After lunch I am asked to await further instructions in the staff room. In the room are two girls, one of which has been selected to till train me. I introduce myself and then listen to how she is too tired and bored to bother teaching me anything. Great stuff. I spend the next hour pretending to comprehend processing gift cards, club cards, credit cards, vouchers, lottery payouts, refunds, company cheques, hard cash, coupons etc on the incredibly convoluted computerised till system that crashes every five minutes. It was all so bewildering and I hadn’t even made it on to the shop floor. But during all this I discover that the girl who is teaching me is really nice and chatty, sarcastic and laconic. We will get on just fine, and it feels good to have an ally finally. Then the manager, whom I hadn’t seen since she fetched me from the staff room that morning, comes in to speed the training along and catches us chatting and not working. Ooops. Therefore training is now over and I am told that I will learn better on the shop floor. But instead of the books floor I am cast into Hades downstairs, where the relentless slog and streams of customers will ensure that my knowledge of how to work the tills will be enchanced, or I’ll have a nervous breakdown.

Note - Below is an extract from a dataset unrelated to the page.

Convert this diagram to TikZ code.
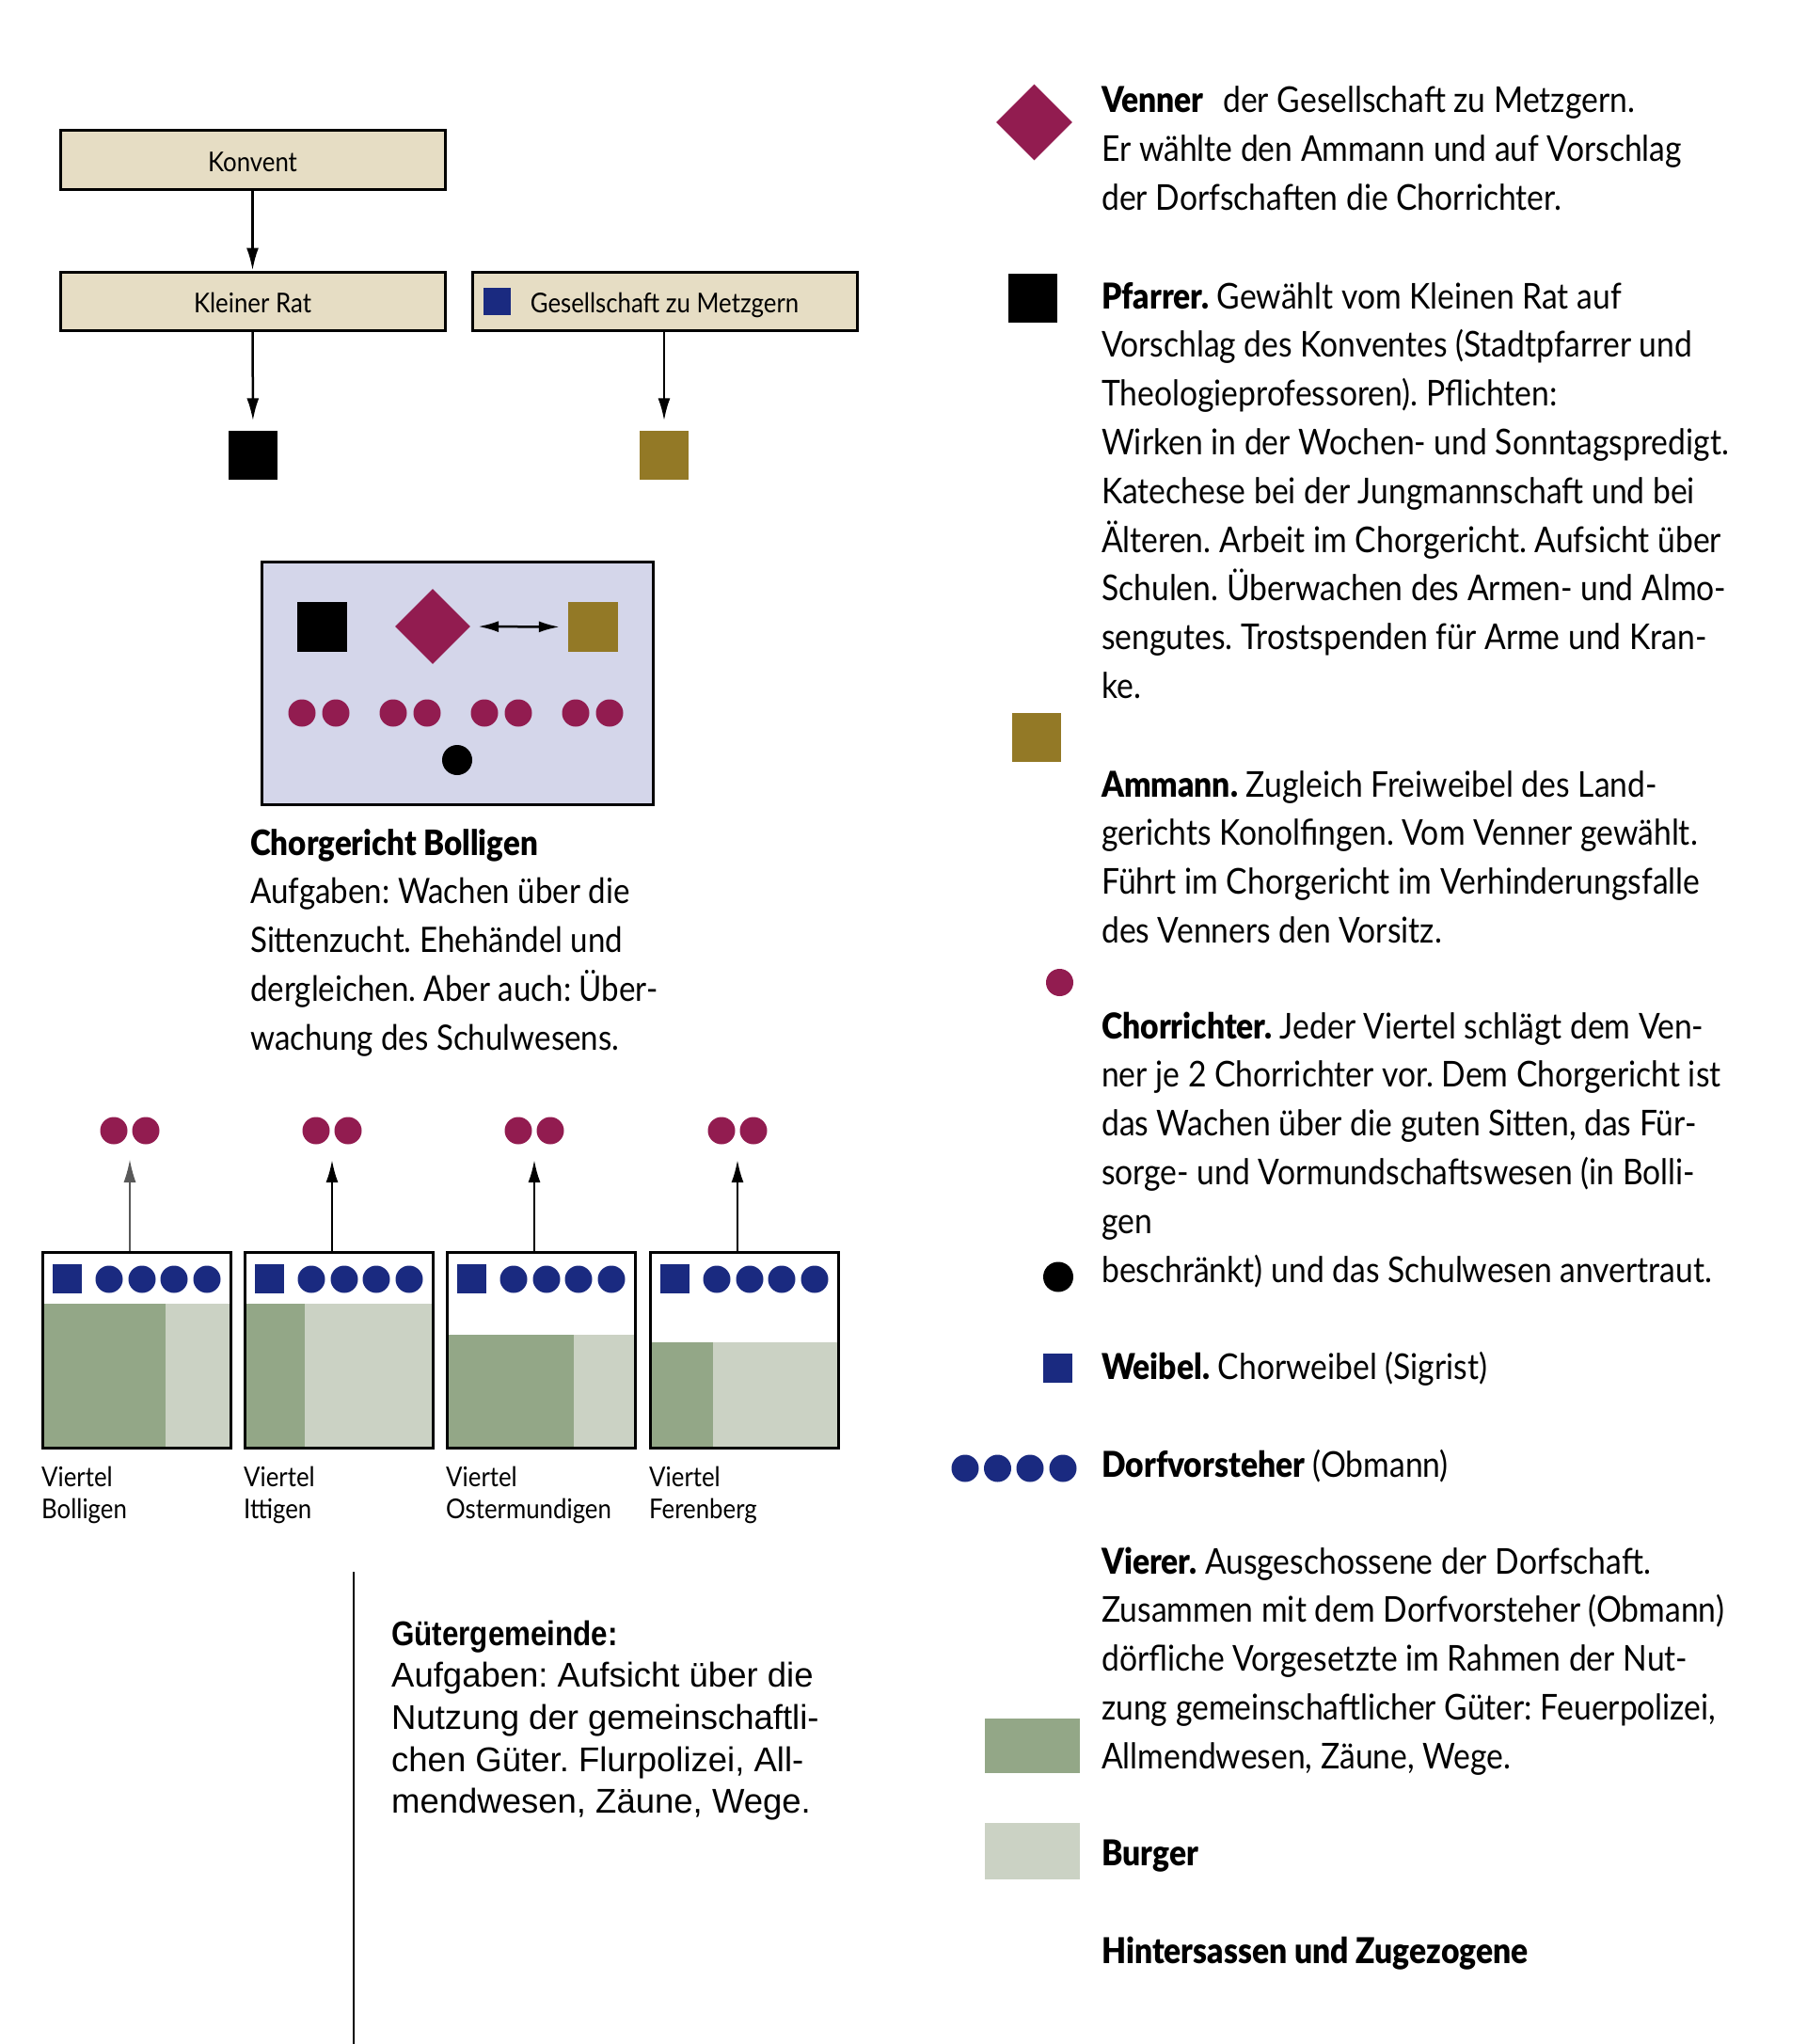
\documentclass[tikz,border=0pt]{standalone}
\usepackage{fontspec}
\usetikzlibrary{arrows.meta,shapes.geometric}
\setmainfont{Lato}
\newfontfamily\cf[FakeStretch=0.89, BoldFont={Lato Black}]{Lato}
\newfontfamily\cg[FakeStretch=0.89, BoldFont={Lato Black}]{Lato}
\newfontfamily\hf{Liberation Sans}
\newfontfamily\hfc[FakeStretch=0.86]{Liberation Sans}
\definecolor{beige}{HTML}{E6DDC4}
\definecolor{lav}{HTML}{D4D6EA}
\definecolor{mag}{HTML}{921C50}
\definecolor{gold}{HTML}{937926}
\definecolor{navy}{HTML}{1A2A80}
\definecolor{dgreen}{HTML}{93A787}
\definecolor{lgreen}{HTML}{CBD2C4}
\newcommand\legtext[1]{\parbox[t]{760pt}{\raggedright\frenchspacing\cf\fontsize{37.8}{51.8}\selectfont #1}}
\newcommand\chortext[1]{\parbox[t]{600pt}{\raggedright\frenchspacing\cg\fontsize{37.2}{51.8}\selectfont #1}}
\newcommand\gutext[1]{\parbox[t]{600pt}{\raggedright\frenchspacing\hf\fontsize{36.5}{44.7}\selectfont #1}}
\newcommand\viertext[1]{\parbox[t]{300pt}{\raggedright\cf\fontsize{29}{34}\selectfont #1}}
\tikzset{
  topbox/.style={draw=black, line width=3pt, fill=beige, minimum width=409pt, minimum height=62pt, inner sep=0pt, text height=25pt, text depth=0pt, font=\cf\fontsize{29}{34}\selectfont},
  sqbox/.style={rectangle, inner sep=0pt, minimum size=#1},
  dot/.style={circle, inner sep=0pt, minimum size=#1},
  arr/.style={-{Latex[length=24pt,width=13pt]}, line width=2.5pt},
  thinarr/.style={-{Latex[length=24pt,width=13pt]}, line width=1.2pt, draw=black!65},
  dblarr/.style={{Latex[length=22pt,width=12pt]}-{Latex[length=22pt,width=12pt]}, line width=2.5pt},
  txt/.style={anchor=base west, inner sep=0pt},
  vbox/.style={draw=black, line width=3pt, minimum width=200pt, minimum height=208pt, inner sep=0pt, anchor=north west}
}
\begin{document}
\begin{tikzpicture}[x=1pt,y=-1pt]
\useasboundingbox (0,0) rectangle (1920,2173);
\fill[white] (0,0) rectangle (1920,2173);

% ---------- top hierarchy ----------
\node[topbox] (konvent) at (268.5,170) {Konvent};
\node[topbox] (kleinrat) at (268.5,320) {Kleiner Rat};
\node[topbox] (gesell) at (706.5,320) {Gesellschaft zu Metzgern};
\node[sqbox=29pt, fill=navy] (gesq) at (528.5,320.5) {};
\node[sqbox=52pt, fill=black] (pf1) at (269,483.5) {};
\node[sqbox=52pt, fill=gold] (am1) at (706,483.5) {};
\draw[arr] (konvent) -- (kleinrat);
\draw[arr, shorten >=10pt] (kleinrat) -- (pf1);
\draw[arr, shorten >=10pt] (gesell.south -| am1) -- (am1);

% ---------- Chorgericht ----------
\node[draw=black, line width=3pt, fill=lav, minimum width=416pt, minimum height=258pt, inner sep=0pt, anchor=north west] (chor) at (277,596) {};
\node[sqbox=53pt, fill=black] (pf2) at (342,666.5) {};
\node[diamond, fill=mag, inner sep=0pt, minimum width=80pt, minimum height=80pt] (ven2) at (460,666) {};
\node[sqbox=53pt, fill=gold] (am2) at (630.5,666.5) {};
\draw[dblarr, shorten <=8pt, shorten >=9pt] (ven2.east) -- (am2.west);
\foreach \i/\x in {1/321,2/357,3/418,4/454,5/515,6/551,7/612,8/648}
  \node[dot=29pt, fill=mag] (cr\i) at (\x,758) {};
\node[dot=32pt, fill=black] (sig) at (486,808) {};

\node[txt] (chortxt) at (266,909) {\chortext{\textbf{Chorgericht Bolligen}\\
Aufgaben: Wachen über die\\
Sittenzucht. Ehehändel und\\
dergleichen. Aber auch: Über-\\
wachung des Schulwesens.}};

% ---------- Viertel ----------
\foreach \n/\l/\s/\g in {1/44/132/1386, 2/259/65/1386, 3/474/136/1419, 4/690/68/1427}{
  \fill[dgreen] (\l,\g) rectangle (\l+\s,1538);
  \fill[lgreen] (\l+\s,\g) rectangle (\l+200,1538);
  \node[sqbox=31pt, fill=navy] (w\n) at (\l+27,1359) {};
  \foreach \k/\dx in {1/72,2/107,3/141,4/176}
    \node[dot=29pt, fill=navy] (d\n\k) at (\l+\dx,1360) {};
  \node[vbox] (v\n) at (\l,1330) {};
  \node[dot=29pt, fill=mag] (p\n a) at (\l+77,1202) {};
  \node[dot=29pt, fill=mag] (p\n b) at (\l+111,1202) {};
  \coordinate (t\n) at (\l+94,1233);
}
\draw[thinarr] (v1.north -| t1) -- (t1);
\draw[arr] (v2.north -| t2) -- (t2);
\draw[arr] (v3.north -| t3) -- (t3);
\draw[arr] (v4.north -| t4) -- (t4);

\node[txt] (vl1) at (44,1580) {\viertext{Viertel\\Bolligen}};
\node[txt] (vl2) at (259,1580) {\viertext{Viertel\\Ittigen}};
\node[txt] (vl3) at (474,1580) {\viertext{Viertel\\Ostermundigen}};
\node[txt] (vl4) at (690,1580) {\viertext{Viertel\\Ferenberg}};

% ---------- Gütergemeinde ----------
\coordinate (gl1) at (376,1671);
\coordinate (gl2) at (376,2173);
\draw[line width=2.5pt] (gl1) -- (gl2);
\node[txt] (guet) at (416,1749) {\gutext{{\hfc\bfseries Gütergemeinde:}\\
Aufgaben: Aufsicht über die\\
Nutzung der gemeinschaftli-\\
chen Güter. Flurpolizei, All-\\
mendwesen, Zäune, Wege.}};

% ---------- legend ----------
\node[diamond, fill=mag, inner sep=0pt, minimum width=81pt, minimum height=81pt] (lven) at (1099.5,130) {};
\node[txt] (tven) at (1171,120) {\legtext{\textbf{Venner}\hspace{12pt} der Gesellschaft zu Metzgern.\\
Er wählte den Ammann und auf Vorschlag\\
der Dorfschaften die Chorrichter.}};

\node[sqbox=52pt, fill=black] (lpf) at (1098,316.5) {};
\node[txt] (tpf) at (1171,328) {\legtext{\textbf{Pfarrer.} Gewählt vom Kleinen Rat auf\\
Vorschlag des Konventes (Stadtpfarrer und\\
Theologieprofessoren). Pflichten:\\
Wirken in der Wochen- und Sonntagspredigt.\\
Katechese bei der Jungmannschaft und bei\\
Älteren. Arbeit im Chorgericht. Aufsicht über\\
Schulen. Überwachen des Armen- und Almo-\\
sengutes. Trostspenden für Arme und Kran-\\
ke.}};

\node[sqbox=52pt, fill=gold] (lam) at (1102,783.5) {};
\node[txt] (tam) at (1171,847) {\legtext{\textbf{Ammann.} Zugleich Freiweibel des Land-\\
gerichts Konolfingen. Vom Venner gewählt.\\
Führt im Chorgericht im Verhinderungsfalle\\
des Venners den Vorsitz.}};

\node[dot=29pt, fill=mag] (lcr) at (1126.5,1044.5) {};
\node[txt] (tcr) at (1171,1104) {\legtext{\textbf{Chorrichter.} Jeder Viertel schlägt dem Ven-\\
ner je 2 Chorrichter vor. Dem Chorgericht ist\\
das Wachen über die guten Sitten, das Für-\\
sorge- und Vormundschaftswesen (in Bolli-\\
gen\\
beschränkt) und das Schulwesen anvertraut.}};
\node[dot=32pt, fill=black] (lsig) at (1125,1357.5) {};

\node[sqbox=31pt, fill=navy] (lwe) at (1124,1454) {};
\node[txt] (twe) at (1171,1466) {\legtext{\textbf{Weibel.} Chorweibel (Sigrist)}};

\foreach \k/\x in {1/1026,2/1060.5,3/1095,4/1130}
  \node[dot=29pt, fill=navy] (ldv\k) at (\x,1561) {};
\node[txt] (tdv) at (1171,1570) {\legtext{\textbf{Dorfvorsteher} (Obmann)}};

\node[txt] (tvi) at (1171,1673) {\legtext{\textbf{Vierer.} Ausgeschossene der Dorfschaft.\\
Zusammen mit dem Dorfvorsteher (Obmann)\\
dörfliche Vorgesetzte im Rahmen der Nut-\\
zung gemeinschaftlicher Güter: Feuerpolizei,\\
Allmendwesen, Zäune, Wege.}};
\node[sqbox=0pt, fill=dgreen, minimum width=101pt, minimum height=58pt] (lbu) at (1097.5,1856) {};
\node[sqbox=0pt, fill=lgreen, minimum width=101pt, minimum height=60pt] (lhi) at (1097.5,1968) {};
\node[txt] (tbu) at (1171,1983) {\legtext{\textbf{Burger}}};
\node[txt] (thi) at (1171,2087) {\legtext{\textbf{Hintersassen und Zugezogene}}};
\end{tikzpicture}
\end{document}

I am dumped onto a till next to a middle aged man amongst the teenagers, whose job it is to keep an eye on my floundering ineptitude. I seemed to spend the whirlwind of the panicky afternoon permanently tugging at his sleeve like a little schoolboy asking him how to do everything, as customers look at me pityingly: a grown man trying to learn how to work in a shop, ludicrous. I felt like I was a bit special needs. After a couple of hours, the man goes on a break and it’s the girl that first taught me who replaces him. It feels like a reunion with an old friend so I greet her warmly and then proceed to slam the metal till lid down on her finger, thus nearly fracturing it during the following transaction. She is not pleased and in rather a lot of pain. I apologise profusely but neither of us feel any better.
Finally six o’clock arrives.I’d made it. The end of my first day, but I wished it was my last. But it couldn’t get worse.
Right.
Davis said,
May 7, 2009 at 1:18 pm
It seems like your subsequent days will have to be better. That’s definitely some scary stuff. Hope you make it.